They are cute, cuddly, colorful, and live in a place called the Kingdom of Caring. They sport names such as “Rainbow Heart Bear,” “Funshine Bear,” and “Tenderheart Bear.” They supposedly teach kids lessons about sharing and caring.
What could be more innocent?
However, many believe that there is a far more insidious message behind the Care Bears — one that involves the Occult, Voodoo, and Black Magic!
If you have a child or have ever been one, chances are you have heard of these sickeningly sweet colorful characters. Originally conceived as artwork for a series of greeting cards, the Care Bears went on to spawn a merchandise empire that includes, toys, games, movies and a cartoon TV series.
It’s the movies and TV series, in particular, that are believed to contain messages that speak to a more nefarious origin and dark purpose of the seemingly innocent bears.
Links Between the Care Bears and Voodoo
Those that have presented this mind-blowing theory point out many connections between the Voodoo religion and the Care Bears. First is the name of the bears themselves. “Care Bears,” is strikingly similar to “Care Fours.” Care Fours is a district in the capital of Haiti, Port au Prince, an area that is at the heart of the Voodoo world.
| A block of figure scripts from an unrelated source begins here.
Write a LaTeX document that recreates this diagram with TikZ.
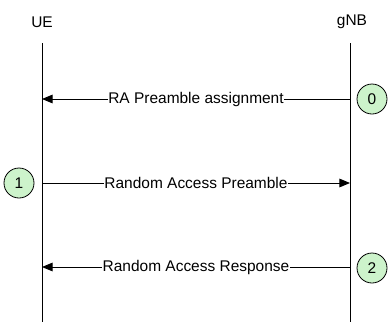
\documentclass[tikz,border=0pt]{standalone}
\usepackage{fontspec}
\setmainfont{Liberation Sans}
\usetikzlibrary{arrows.meta}
\definecolor{stepgreen}{RGB}{205,243,203}
\tikzset{
  lifeline/.style={line width=0.75pt},
  msg/.style={line width=0.75pt, -{Triangle[length=8pt, width=6.5pt]}},
  msglabel/.style={fill=white, inner sep=0.6pt, font=\fontsize{11.6}{13}\selectfont},
  entity/.style={font=\fontsize{11.6}{13}\selectfont},
  stepcircle/.style={circle, draw, line width=0.6pt, fill=stepgreen,
    minimum size=22.5pt, inner sep=0pt, font=\fontsize{11.6}{13}\selectfont}
}
\begin{document}
\begin{tikzpicture}[x=0.75pt, y=-0.75pt]
  \useasboundingbox (0,0) rectangle (389,322);
  % entities
  \node[entity] (ue) at (42,22) {UE};
  \node[entity] (gnb) at (352,22) {gNB};
  \coordinate (uetop) at (42,43);
  \coordinate (uebot) at (42,322);
  \coordinate (gnbtop) at (350,43);
  \coordinate (gnbbot) at (350,322);
  \draw[lifeline] (uetop) -- (uebot);
  \draw[lifeline] (gnbtop) -- (gnbbot);
  % step 0
  \coordinate (gnb0) at (350,99);
  \coordinate (ue0) at (42,99);
  \draw[msg] (gnb0) -- node[msglabel] (msg0) {RA Preamble assignment} (ue0);
  \node[stepcircle] (step0) at (372,99) {0};
  % step 1
  \coordinate (ue1) at (42,183);
  \coordinate (gnb1) at (350,183);
  \draw[msg] (ue1) -- node[msglabel] (msg1) {Random Access Preamble} (gnb1);
  \node[stepcircle] (step1) at (19,183) {1};
  % step 2
  \coordinate (gnb2) at (350,267);
  \coordinate (ue2) at (42,267);
  \draw[msg] (gnb2) -- node[msglabel] (msg2) {Random Access Response} (ue2);
  \node[stepcircle] (step2) at (372,268) {2};
\end{tikzpicture}
\end{document}
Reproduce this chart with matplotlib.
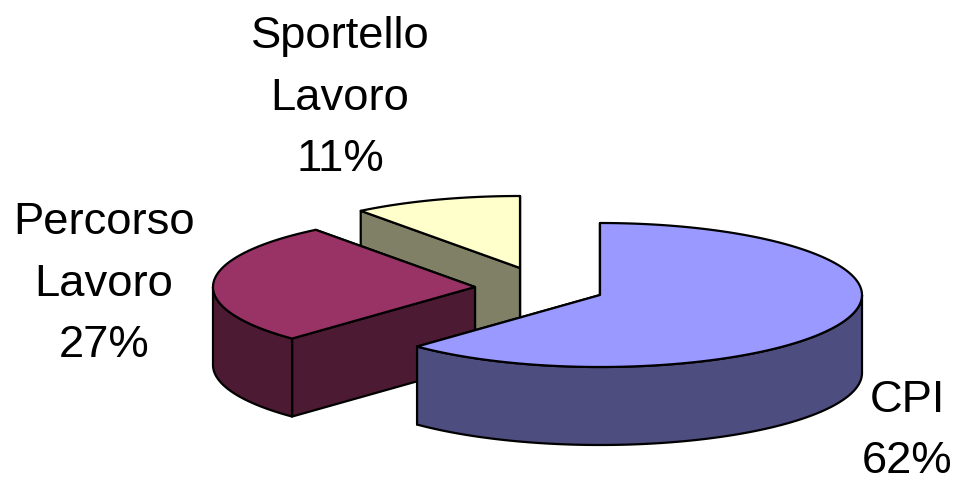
import numpy as np
import matplotlib
matplotlib.use("Agg")
import matplotlib.pyplot as plt
from matplotlib.patches import Polygon

labels = ["CPI\n62%", "Percorso\nLavoro\n27%", "Sportello\nLavoro\n11%"]
values = [62.3, 27.3, 10.4]
top_colors = ["#9999ff", "#993366", "#ffffcc"]
side_colors = ["#4d4d80", "#4d1a33", "#808066"]

# pie centres in pixels (exploded slices), radii and thickness
centers = [(600, 295), (475, 287), (520, 268)]
label_pos = [(907, 431), (104, 284), (340, 98)]
RX = 262
RY = 72
DEPTH = 78

plt.rcParams["font.family"] = ["Liberation Sans", "DejaVu Sans"]

fig = plt.figure(figsize=(9.56, 4.82), dpi=100)
ax = fig.add_axes([0, 0, 1, 1])
ax.set_xlim(0, 956)
ax.set_ylim(482, 0)
ax.axis("off")


def rim(cx, cy, a0, a1):
    t = np.radians(np.linspace(a0, a1, 200))
    return np.column_stack([cx + RX * np.sin(t), cy - RY * np.cos(t)])


edges = np.cumsum([0] + values) * 3.6
order = [2, 1, 0]  # back to front

for i in order:
    cx, cy = centers[i]
    a0, a1 = edges[i], edges[i + 1]
    pts = rim(cx, cy, a0, a1)
    style = dict(ec="black", lw=1.6, joinstyle="round")

    # radial walls
    for p in (pts[-1], pts[0]):
        wall = [(cx, cy), p, (p[0], p[1] + DEPTH), (cx, cy + DEPTH)]
        ax.add_patch(Polygon(wall, fc=side_colors[i], **style))

    # outer wall, front half only
    lo, hi = max(a0, 90), min(a1, 270)
    if lo < hi:
        front = rim(cx, cy, lo, hi)
        low = front[::-1] + [0, DEPTH]
        ax.add_patch(Polygon(np.vstack([front, low]), fc=side_colors[i], **style))

    ax.add_patch(Polygon(np.vstack([[(cx, cy)], pts]), fc=top_colors[i], **style))

for text, (x, y) in zip(labels, label_pos):
    ax.text(x, y, text, ha="center", va="center", fontsize=32.7, color="black",
            linespacing=1.64)

fig.savefig("out.png", dpi=100)
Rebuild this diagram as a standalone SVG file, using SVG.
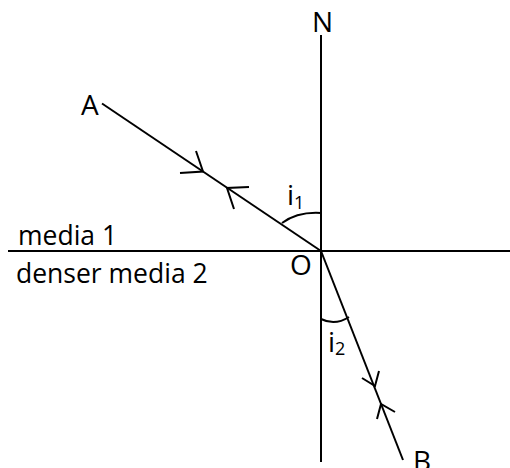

But that is only the tip of the iceberg. The Care Bears are known for their “badges” on their bellies or chests, each of which represents their personalities and are the source of their magical and spell-casting abilities. The proponents of this theory say that the badges are in actuality akin to Loa, or Voodoo spirits – symbols that are used to represent each of the Voodoo “gods,” that line up with the Care Bears.
In Voudon, the more correct term of “Voodoo” and similar West Indian regions such as Obeah, these spirits, or Loa (sometimes written as Lwa) want to share their luck, powers, and their bodies, with their worshipers. This is very similar to the Care Bears motto – “share until you care.” Furthermore, in the black magic ritual languages of the practitioners of these religions, the Loa are often called upon as “friends.”
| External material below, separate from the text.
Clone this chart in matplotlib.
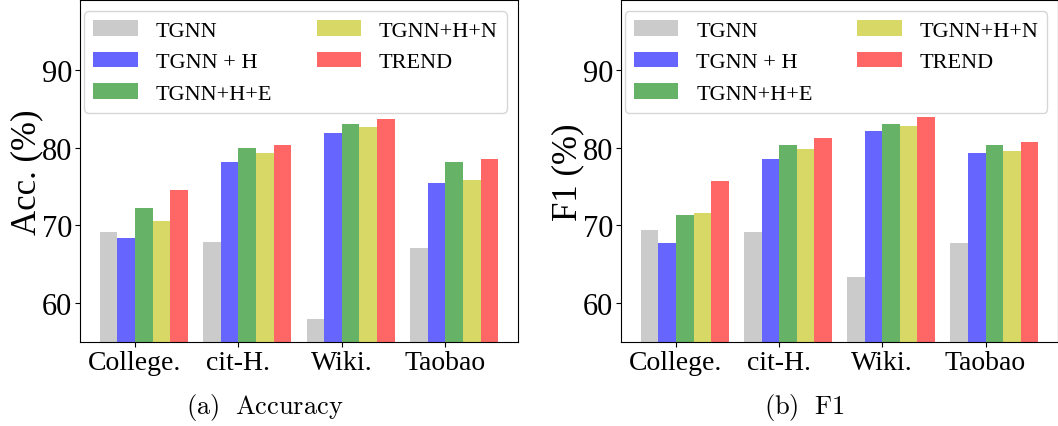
import numpy as np
import matplotlib
matplotlib.use("Agg")
import matplotlib.pyplot as plt

plt.rcParams['font.family'] = 'serif'
plt.rcParams['font.serif'] = ['Liberation Serif', 'DejaVu Serif']
plt.rcParams['mathtext.fontset'] = 'cm'

datasets = ['College.', 'cit-H.', 'Wiki.', 'Taobao']
methods = ['TGNN', 'TGNN + H', 'TGNN+H+E', 'TGNN+H+N', 'TREND']
colors = ['darkgray', 'blue', 'green', 'y', 'red']

# accuracy (%) per method, one value per dataset
acc_tgnn = [69.1, 67.9, 58.0, 67.1]
acc_h = [68.4, 78.1, 81.9, 75.4]
acc_he = [72.3, 80.0, 83.1, 78.1]
acc_hn = [70.6, 79.3, 82.7, 75.9]
acc_trend = [74.5, 80.4, 83.7, 78.6]

# F1 (%) per method
f1_tgnn = [69.4, 69.1, 63.4, 67.7]
f1_h = [67.7, 78.6, 82.1, 79.3]
f1_he = [71.4, 80.3, 83.1, 80.4]
f1_hn = [71.6, 79.8, 82.8, 79.6]
f1_trend = [75.7, 81.2, 83.9, 80.7]

acc = [acc_tgnn, acc_h, acc_he, acc_hn, acc_trend]
f1 = [f1_tgnn, f1_h, f1_he, f1_hn, f1_trend]

W = 0.17        # bar width
x = np.arange(len(datasets))

fig = plt.figure(figsize=(10.58, 4.27), dpi=100)
ax1 = fig.add_axes([0.0756, 0.1967, 0.414, 0.801])
ax2 = fig.add_axes([0.587, 0.1967, 0.413, 0.801])


def draw(ax, series, ylabel):
    for i, (vals, name, c) in enumerate(zip(series, methods, colors)):
        ax.bar(x + (i - 2) * W, vals, W, align='edge', color=c, alpha=0.6, label=name)
    ax.set_ylim(55, 99)
    ax.set_yticks([60, 70, 80, 90])
    ax.set_xticks(x)
    ax.set_xticklabels(datasets)
    ax.tick_params(axis='y', labelsize=22, pad=2)
    ax.tick_params(axis='x', labelsize=20, pad=2)
    ax.set_ylabel(ylabel, fontsize=25, labelpad=-1)
    ax.legend(loc='upper center', bbox_to_anchor=(0.492, 1.0), ncol=2, fontsize=16)


draw(ax1, acc, 'Acc. (%)')
draw(ax2, f1, 'F1 (%)')

fig.text(0.25, 0.045, r'$\mathrm{(a)\ \ Accuracy}$', fontsize=19, ha='center', va='center')
fig.text(0.76, 0.045, r'$\mathrm{(b)\ \ F1}$', fontsize=19, ha='center', va='center')

fig.savefig('out.png', dpi=100)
But the most striking parallel is those symbols on the Bears bellies themselves. Voodoo is a religion filled with symbols, and the belly badges seem to be analogs of the “Veve” symbols that are used to represent each of the occult gods. For example:
Love-a-Lot Bear – There is a significant connection between Love-a-lot bear and the Voodoo Goddess Erzulie. Erzulie is most often depicted in the color pink, just like Love-a-lot, and the twin hearts badge of this bear is symbolic of the fact that Erzulie is the Goddess of love and motherhood.
Friend Bear – Is very obviously the Voodoo God Legba. In the Voodoo religion, followers are told to never call upon “Legba” by name but to only call him “friend” in prayers and ritual. Again his “Veve” symbol is very similar to Friend Bear’s badge – both are represented by two crossed flowers. Furthermore, Legba is known as the messenger god or the liaison between gods and humans. On the cartoon show, Friend Bear plays a similar role between humans and the Care Bears.
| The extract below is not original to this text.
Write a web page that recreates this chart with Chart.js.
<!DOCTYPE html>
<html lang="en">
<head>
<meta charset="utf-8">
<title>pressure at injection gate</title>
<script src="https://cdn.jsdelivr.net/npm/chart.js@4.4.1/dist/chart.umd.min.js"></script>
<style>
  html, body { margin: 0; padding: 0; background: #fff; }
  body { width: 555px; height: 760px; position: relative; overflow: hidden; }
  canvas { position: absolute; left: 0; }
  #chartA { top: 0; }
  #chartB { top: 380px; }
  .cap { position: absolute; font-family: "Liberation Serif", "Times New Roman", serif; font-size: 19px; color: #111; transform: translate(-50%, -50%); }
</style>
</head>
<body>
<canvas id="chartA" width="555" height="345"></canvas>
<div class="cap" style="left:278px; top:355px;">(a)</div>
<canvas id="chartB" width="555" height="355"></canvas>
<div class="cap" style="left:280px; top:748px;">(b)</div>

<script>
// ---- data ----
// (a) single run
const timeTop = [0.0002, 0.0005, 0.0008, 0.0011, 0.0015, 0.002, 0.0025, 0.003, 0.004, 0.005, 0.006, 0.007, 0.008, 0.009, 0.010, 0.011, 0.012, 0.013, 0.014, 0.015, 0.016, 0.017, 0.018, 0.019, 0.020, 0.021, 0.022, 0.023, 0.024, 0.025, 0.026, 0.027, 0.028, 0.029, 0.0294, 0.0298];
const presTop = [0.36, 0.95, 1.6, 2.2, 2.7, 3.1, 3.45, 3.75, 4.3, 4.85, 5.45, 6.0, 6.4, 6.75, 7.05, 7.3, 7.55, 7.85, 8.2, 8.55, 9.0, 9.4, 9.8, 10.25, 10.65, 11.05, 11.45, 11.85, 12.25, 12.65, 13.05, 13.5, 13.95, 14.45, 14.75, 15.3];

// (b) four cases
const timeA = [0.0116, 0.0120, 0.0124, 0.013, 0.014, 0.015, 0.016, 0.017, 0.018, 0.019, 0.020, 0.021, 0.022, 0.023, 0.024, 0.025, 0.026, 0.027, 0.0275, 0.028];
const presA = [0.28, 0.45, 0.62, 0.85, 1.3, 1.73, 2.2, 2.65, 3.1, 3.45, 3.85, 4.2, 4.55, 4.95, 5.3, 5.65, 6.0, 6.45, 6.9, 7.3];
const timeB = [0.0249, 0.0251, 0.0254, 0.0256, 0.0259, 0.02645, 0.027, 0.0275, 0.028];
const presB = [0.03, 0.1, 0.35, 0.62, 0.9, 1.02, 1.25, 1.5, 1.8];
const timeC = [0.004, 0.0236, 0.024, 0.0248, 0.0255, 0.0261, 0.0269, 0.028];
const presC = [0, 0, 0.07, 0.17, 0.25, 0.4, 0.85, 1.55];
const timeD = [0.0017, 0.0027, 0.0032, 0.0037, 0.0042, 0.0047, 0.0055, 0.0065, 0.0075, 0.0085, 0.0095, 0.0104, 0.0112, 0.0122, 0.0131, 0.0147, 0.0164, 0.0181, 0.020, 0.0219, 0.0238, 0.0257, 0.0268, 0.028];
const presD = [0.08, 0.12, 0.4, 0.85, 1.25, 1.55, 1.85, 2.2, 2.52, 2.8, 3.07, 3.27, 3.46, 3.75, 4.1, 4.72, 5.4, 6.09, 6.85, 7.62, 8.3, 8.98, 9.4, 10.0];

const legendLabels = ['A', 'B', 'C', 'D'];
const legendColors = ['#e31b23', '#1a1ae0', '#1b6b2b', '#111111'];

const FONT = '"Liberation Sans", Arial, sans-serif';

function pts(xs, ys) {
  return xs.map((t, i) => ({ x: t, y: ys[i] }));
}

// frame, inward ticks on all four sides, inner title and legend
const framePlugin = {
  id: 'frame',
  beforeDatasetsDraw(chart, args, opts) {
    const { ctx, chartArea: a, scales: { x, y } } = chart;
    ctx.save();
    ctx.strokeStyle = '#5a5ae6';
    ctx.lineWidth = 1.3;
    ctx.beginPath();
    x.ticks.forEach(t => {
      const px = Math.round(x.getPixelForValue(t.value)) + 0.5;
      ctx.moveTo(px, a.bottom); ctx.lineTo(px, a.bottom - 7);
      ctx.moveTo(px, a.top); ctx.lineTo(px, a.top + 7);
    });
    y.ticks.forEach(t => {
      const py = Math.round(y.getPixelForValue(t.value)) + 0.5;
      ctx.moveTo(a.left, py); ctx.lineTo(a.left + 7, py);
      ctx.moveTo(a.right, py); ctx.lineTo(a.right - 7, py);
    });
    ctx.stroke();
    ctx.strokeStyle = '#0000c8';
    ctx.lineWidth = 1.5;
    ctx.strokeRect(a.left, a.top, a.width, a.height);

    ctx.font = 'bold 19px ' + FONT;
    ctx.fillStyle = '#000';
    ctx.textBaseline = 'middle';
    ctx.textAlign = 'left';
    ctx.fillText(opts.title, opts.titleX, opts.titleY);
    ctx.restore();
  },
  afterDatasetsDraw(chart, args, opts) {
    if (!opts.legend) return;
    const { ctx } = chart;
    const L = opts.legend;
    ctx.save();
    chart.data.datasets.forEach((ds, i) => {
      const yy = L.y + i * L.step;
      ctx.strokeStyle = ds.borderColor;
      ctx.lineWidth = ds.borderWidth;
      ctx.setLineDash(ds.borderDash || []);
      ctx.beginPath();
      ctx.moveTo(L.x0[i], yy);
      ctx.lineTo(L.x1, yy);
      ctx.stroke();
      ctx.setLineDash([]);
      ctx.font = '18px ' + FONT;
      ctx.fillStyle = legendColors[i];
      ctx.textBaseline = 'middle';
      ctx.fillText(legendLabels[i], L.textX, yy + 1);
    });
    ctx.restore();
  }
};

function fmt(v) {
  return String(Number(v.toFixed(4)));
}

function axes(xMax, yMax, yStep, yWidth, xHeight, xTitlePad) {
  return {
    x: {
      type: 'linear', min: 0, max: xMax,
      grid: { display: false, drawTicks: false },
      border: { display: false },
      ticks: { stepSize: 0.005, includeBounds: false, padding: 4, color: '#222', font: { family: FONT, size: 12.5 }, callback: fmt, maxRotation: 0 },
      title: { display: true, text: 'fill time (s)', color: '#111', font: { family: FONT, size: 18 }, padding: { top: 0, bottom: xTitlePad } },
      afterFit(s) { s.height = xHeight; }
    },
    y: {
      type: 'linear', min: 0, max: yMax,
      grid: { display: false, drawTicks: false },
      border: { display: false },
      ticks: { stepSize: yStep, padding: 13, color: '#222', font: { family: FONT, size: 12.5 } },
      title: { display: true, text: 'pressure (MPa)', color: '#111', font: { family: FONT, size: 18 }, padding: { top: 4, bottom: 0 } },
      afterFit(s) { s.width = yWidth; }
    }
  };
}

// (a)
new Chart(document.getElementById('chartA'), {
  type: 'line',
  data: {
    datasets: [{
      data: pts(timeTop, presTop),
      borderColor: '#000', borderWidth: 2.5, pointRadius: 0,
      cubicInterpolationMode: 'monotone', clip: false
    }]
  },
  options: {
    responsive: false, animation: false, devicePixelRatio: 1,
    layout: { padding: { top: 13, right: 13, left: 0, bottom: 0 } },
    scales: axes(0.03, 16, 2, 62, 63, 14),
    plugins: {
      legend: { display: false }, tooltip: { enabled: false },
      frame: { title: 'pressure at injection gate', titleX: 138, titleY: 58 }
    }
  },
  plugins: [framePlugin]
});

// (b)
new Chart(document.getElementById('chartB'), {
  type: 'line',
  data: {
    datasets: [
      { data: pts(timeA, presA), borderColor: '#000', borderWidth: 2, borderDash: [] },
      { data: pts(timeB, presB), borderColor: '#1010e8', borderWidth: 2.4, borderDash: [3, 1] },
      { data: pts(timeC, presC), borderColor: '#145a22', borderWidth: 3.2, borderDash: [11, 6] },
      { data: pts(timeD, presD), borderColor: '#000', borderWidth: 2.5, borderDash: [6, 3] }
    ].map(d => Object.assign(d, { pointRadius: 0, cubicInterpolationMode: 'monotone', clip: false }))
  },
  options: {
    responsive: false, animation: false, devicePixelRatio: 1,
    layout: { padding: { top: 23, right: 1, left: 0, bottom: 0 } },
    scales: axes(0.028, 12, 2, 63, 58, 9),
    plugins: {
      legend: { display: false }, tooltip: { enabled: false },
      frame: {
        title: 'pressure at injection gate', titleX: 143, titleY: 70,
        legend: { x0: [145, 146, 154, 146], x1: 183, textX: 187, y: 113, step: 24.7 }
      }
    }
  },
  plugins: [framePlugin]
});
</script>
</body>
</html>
Cheer Bear – Another connection is between Cheer Bear and the god Damballah, both of which are symbolized by a rainbow. On the TV shows, Cheer Bear is shown to use magic, and cast spells more than any other bear, and Damballah is the supreme mage of the Voodoo world.
Grumpy Bear – Grumpy bear, with his anger issues, is said to represent Capitaine Ogu, a Voodoo spirit with a very bad temper. The cloud on Grumpy’s stomach is also said to look very much like the shape of Ogu’s ship. Rumor also has it that in one of the Care Bear’s movies, Return to Care-a-lot, if you listen carefully, Grumpy can be heard muttering to himself; “Gren mi Fret” or “My Balls are Cold,” which was apparently Ogu’s greeting to people.
Are you getting creeped out yet? Has your childhood blown away? Wait there is more!
Other supposed links to Voudon in the Care Bears is the way they travel – they get from place to place on an old-fashioned wooden sailing ship – which proponents of this theory claim are a representation of the slave trade which brought Voudon and Obeah to the New World.
Another link is that the Bears love to dress up and put on hats, which is also a characteristic of the Loa, who in legend, are often depicted wearing disguises, masks, and hats to interact with humans and to celebrate the dead – think of Mardi Gras.
But perhaps the scariest incident that lends at least some credence to what most will say is mere coincidence, several of the producers of the Care Bears Cartoons have died under mysterious circumstances.
Most notably, the series’ head animator, Lester Myers, disappeared after leaving a cryptic note saying he was going off to find out the “truth about where the Care Bears come from.” His final credit card bill showed a charge for a ticket to Haiti – but he never arrived there, nor was he ever heard from him again.
Conspiracy theory? Just an odd coincidence? Or the black magic of Voodoo? You decide!